My View - What Is Really Happening
Regarding these fundamental causes of systematically increasing costs, the Fed has very little power. Their sole means of control is to raise the cost of capital and credit, which complements the other structural causes by adding an inflationary source. No cycle or trend lasts forever, and the 40-year uptrend has ended. Now a different cycle and trend is developing.
More credit being pumped into a debt-ridden economy won't help anything at all. Instead, because interest accrues on all debt, it has a negative impact by decreasing disposable income through increased interest payments.
Costs were continuously falling as a result of technology, financialization (lower interest rates and an ever-increasing credit and money supply), globalization, and growing workforces, production, and consumption during the 40-year bull market.
These patterns have changed.

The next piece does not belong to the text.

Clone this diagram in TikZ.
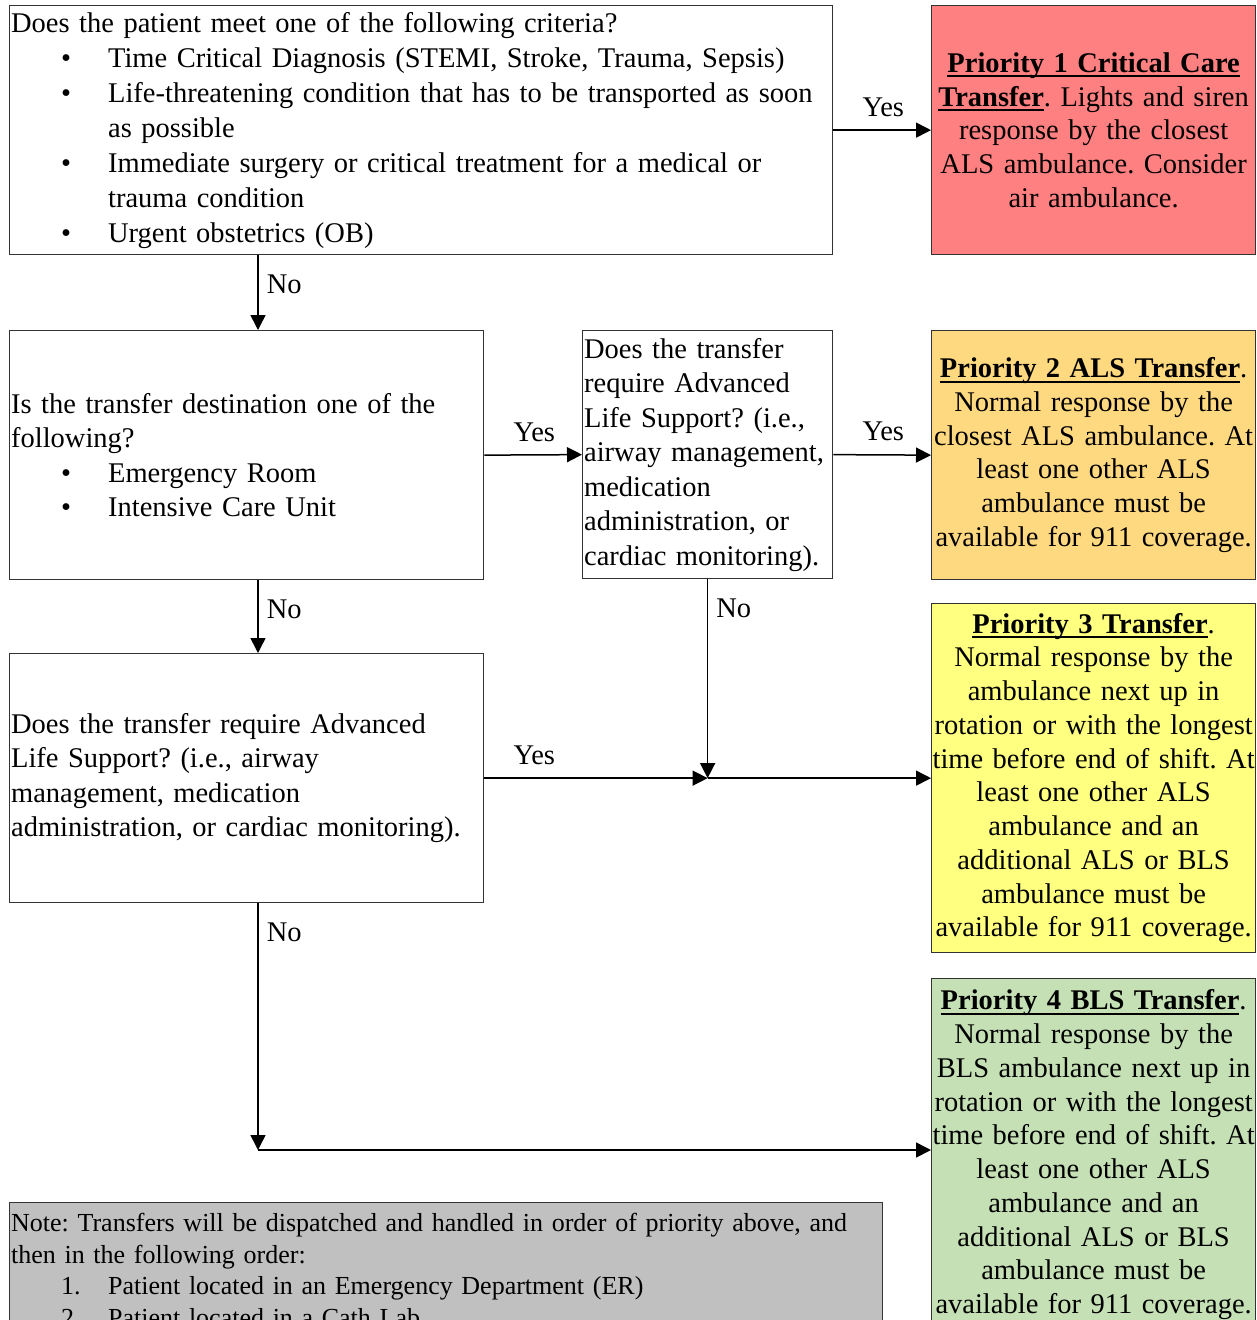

Costs are rising, technology is no longer driving growth, globalization is waning, workforces are contracting, and scarcities, depletion, and higher prices are limiting demand.
The Good In All of This
The end of Speculative Fever is a factor that I believe is terribly undervalued. A large portion of the stock market gains over the last two decades have come from speculation rather than genuine increases in productivity, which are based on finding a "greater fool" to pay more for an asset than the existing owner.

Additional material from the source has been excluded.